Milan's civic digital archive, managed under the Comune di Milano's cultural heritage directorate, is sitting on a backlog problem that has quietly grown for years: thousands of duplicate images spread across databases serving the city's museums, design institutes and urban planning offices. The issue came into sharper focus this spring, when a cross-departmental audit of assets linked to Milan-Cortina 2026 Olympic planning materials revealed that multiple agencies had independently scanned and stored identical photographs of venues, including redundant files of Piazza Santa Giulia and the Santa Giulia district development zone.
The timing matters. With the Winter Olympics now months away and the city's cultural and design economy under intense international scrutiny, the integrity of visual records — from promotional assets for fashion week to documentation of the Porta Nuova skyline — is no longer a back-office concern. Municipal IT procurement records show that in April 2026 the city approved a framework contract worth up to €2.1 million over three years for a new digital asset management platform intended to address precisely this class of problem, though implementation is still in early stages.
What Milan Is Actually Doing
The Biblioteca Braidense on Via Brera, one of Italy's national libraries and a repository for significant photographic and printed collections, began piloting AI-assisted perceptual hashing tools in late 2025 to flag near-duplicate digitised images. Staff there are working alongside the Politecnico di Milano's DASTU department — the department of architecture and urban studies — which has contributed research on metadata standardisation. The goal is to tag and collapse duplicate entries without destroying provenance records, a distinction archivists regard as non-trivial.
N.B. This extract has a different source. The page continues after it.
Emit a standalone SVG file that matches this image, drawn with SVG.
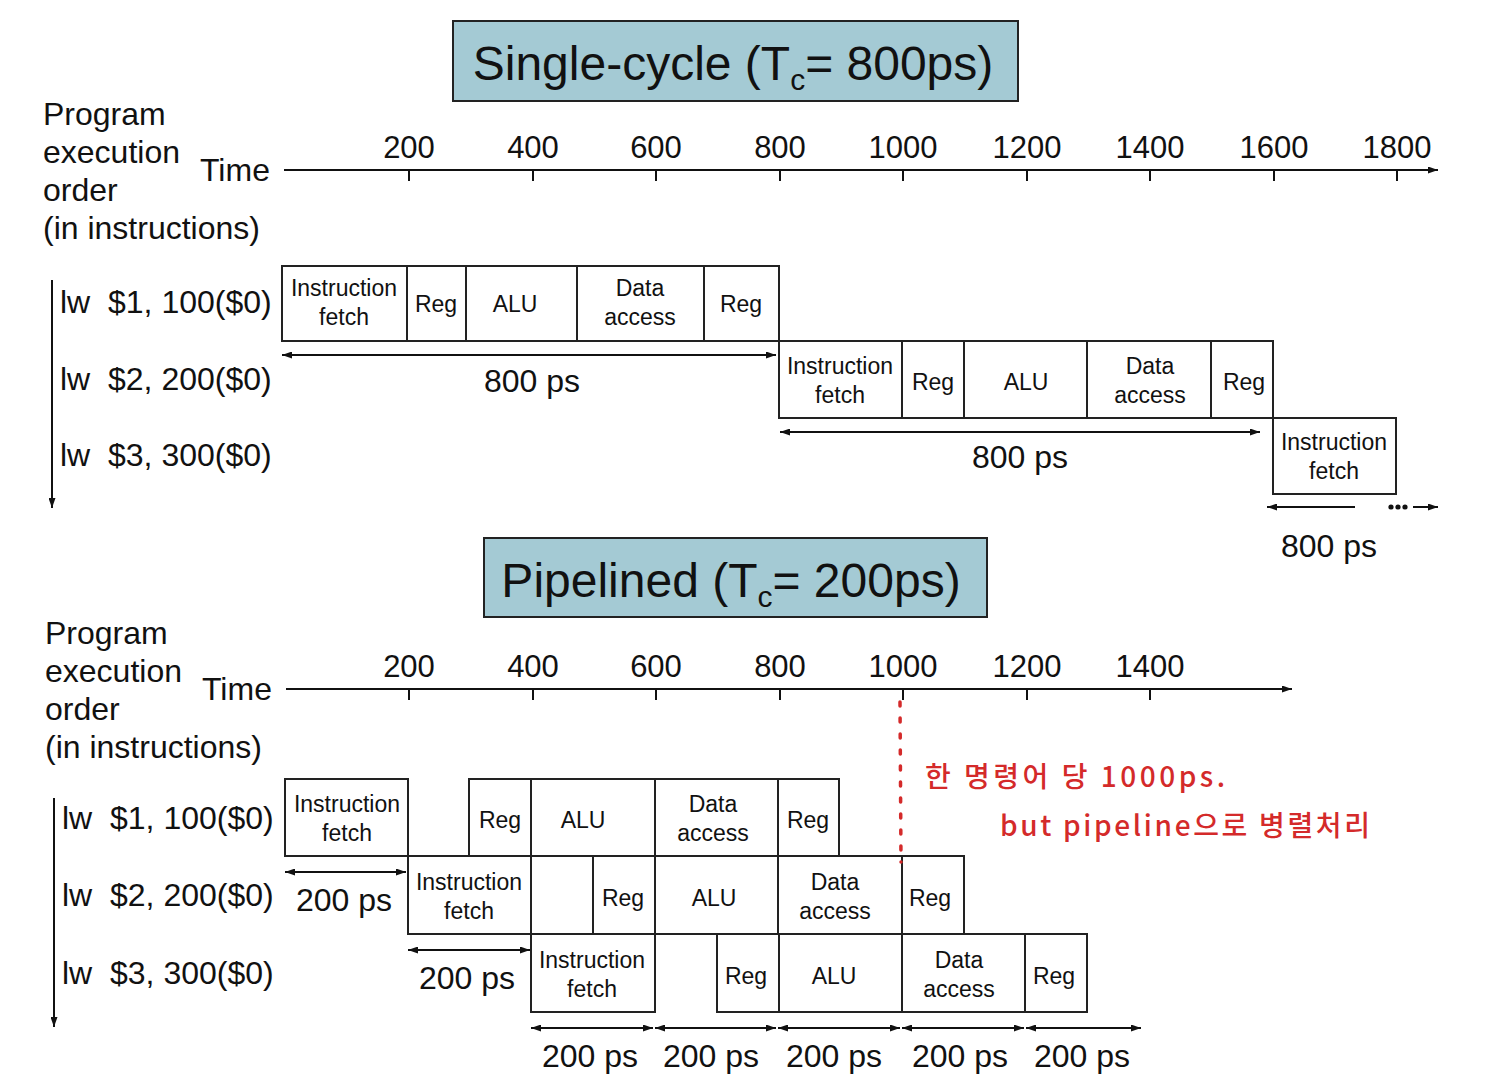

The Fondazione Prada's digital team, operating independently from civic structures, has further ahead. The foundation completed a deduplication sweep of roughly 340,000 digitised image assets in its internal systems by March 2026, using perceptual hashing and manual curatorial review in tandem. Their approach has since been cited informally by other Milanese institutions as a practical benchmark, though the foundation operates with resources most civic bodies cannot match.
The problem is not unique to Milan. London's Victoria and Albert Museum launched a structured duplicate-removal programme across its 1.4-million-image digital collection in 2023, completing a first pass by mid-2025. The Rijksmuseum in Amsterdam, whose open-access collection exceeds 700,000 items online, has embedded deduplication into its continuous ingestion workflow since 2022. Paris's Bibliothèque nationale de France reported in its 2024 annual report that approximately 8 percent of assets in the Gallica digitisation programme were classified as duplicates or near-duplicates — a figure that caught the attention of archivists across Europe.
Why Milan Lags, and What Comes Next
The gap is partly structural. Unlike Amsterdam or Paris, Milan distributes curatorial responsibility across a patchwork of civic departments, private foundations and national-level institutions that do not share a single digital infrastructure. The tension between the centre-right Lombardy regional government and Beppe Sala's centre-left city administration has not helped streamline shared technology investment; several proposed joint digitisation projects have stalled in inter-institutional negotiation since 2023.
The €2.1 million framework contract is meant to change that, at least within the Comune's own perimeter. If the platform — which will initially serve cultural assets connected to the Museo del Novecento and the Palazzo Reale — goes live by the first quarter of 2027 as planned, Milan will have a centralised deduplication layer for the first time. Whether private foundations and Lombardy-administered collections will eventually plug in remains an open question.
For institutions and professionals working with Milan's image libraries now, the practical advice is straightforward: assume duplicates exist, build manual checks into any archival ingestion workflow, and do not rely on filenames or basic metadata alone to identify unique assets. The tools to do this properly — perceptual hashing, machine-learning classifiers, human curatorial review — all exist. The harder work, in Milan as elsewhere, is organisational rather than technical.